Aristotele, che Dante chiama “maestro
di coloro che sanno”, da Stagira, dove era nato, si trasferisce ad Atene a diciassette
anni dove divenne discepolo di Platone. Alla morte del maestro, fu assalito da
un dubbio, riportato nella famosa affermazione latina “amicus Plato, sed magis
amica veritas”. Il problema che lo assillava era: continuare a ritenere la
dottrina di Platone, che l’aveva fatto diventare il massimo scienziato del
tempo (e forse del mondo), o seguire quello che a lui sembrava più giusto. Alla
fine optò di distaccarsi dal maestro e di seguire, quindi, il suo pensiero.
La portata di una tale risoluzione
può essere ritenuta storica ed emblematica sotto l’aspetto teoretico e pratico.
Non si può accondiscendere a quello che ritiene un amico solo per far piacere a
costui e mantenere in piedi un rapporto anche magari molto appagante. Se l’amico
è colui che sostiene e al quale affidare il proprio sé magari più recondito,
pure non può essere sottaciuto l’errore che eventualmente commette. Certo non
si rivolgerà a lui in termini da massacrarlo o farlo dispiacere ma interverrà
perché possa migliorarsi. Ove non si esponesse resterebbero entrambi bloccati
in una dimensione non valida perché non sostenibile. Quanto si presenta attuale
una tale disposizione! Spesso, infatti notiamo associazioni tra persone che si
autoglorificano restando in quel loro stato che possiamo ritenere invalidante
ed offensivo del giusto solo sul quale può reggere una società
intersoggettivamente espressa. Quanto non si riconosce possibile ad un
cittadino non può essere tollerato in quella persona con la quale si
condividono i momenti più belli o anche tristi. Un soggetto non può risultare
che per quell’universalità nella quale potere essere riconosciuto senza scadere
in una esistenzialità che non possa in alcuno modo essere sostenuta. Da tanto
si trovano a derivare quelle contraddizioni rappresentate, altresì, dall’uso di
due pesi e due misure. Al di là dell’unità per la quale una identificazione a
dispiegarsi possono essere solo sdoppiamenti, annullanti, come tali, quella che
pure tende a presentarsi come la stessa persona, fatto questo che non può
risultare né ad una sua richiesta né a quelle di altri. Da tanto la validità,
dunque, teoretica e pratica di una ricerca filosofica che arriva a fare
emergere i termini per i quali essere.
Aristotele fu quasi presago di se
stesso. Ritenne, infatti, che quando un filosofo abbia prodotto rilevazioni e
tesi molto consistenti arriva quasi a bloccare i discepoli. Tanto dovrebbe fare
da monito a quei docenti che anziché rapportarsi con gli allievi e costruire
insieme senza apparire su un altro pianeta per una cultura profusa spesso si
esibiscono in quella che potremmo anche ritenere una danza ammaliante e però,
proprio in quanto tale, ergere un muro che poi risulterà difficilissimo da
valicare per procedere oltre su quella strada tracciata dall’indagine critica
che non può che accomunare.
Tra tante cose meravigliose che
Aristotele disse forse due possono apparire da segnalare:
La possibilità della comunicazione e
le individuazioni etiche.
Lo scopritore della logica formale
rende astratto e funzionale quello che forse era già insito nel principio di
Parmenide. L’identità non risulta un tutt’uno con l’essere ma con ciò che
arriva a essere individuato. Due persone possono ben essere in contrasto su un
argomento, ma stanno comunicando perché entrambe hanno capito di cosa si sta parlando.

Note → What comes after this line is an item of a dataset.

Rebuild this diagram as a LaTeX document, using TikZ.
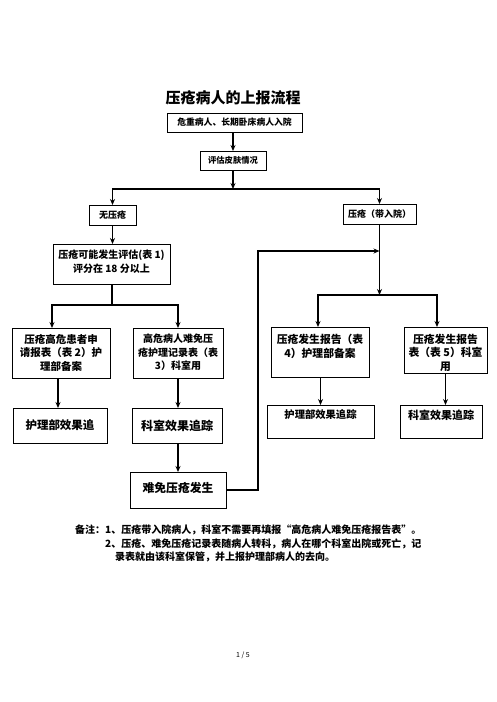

Con un tale principio, nella famosa formulazione debole, forte e del terzo
escluso Aristotele perviene a ritagliare uno spazio a quella conoscenza
sottratta oramai alla retorica dei sofisti.
Un tale principio non si può
insegnare: rappresenta infatti la condizione sulla quale procedere.
Altra prerogativa che spetta
propriamente all’alunno è la scelta del maestro.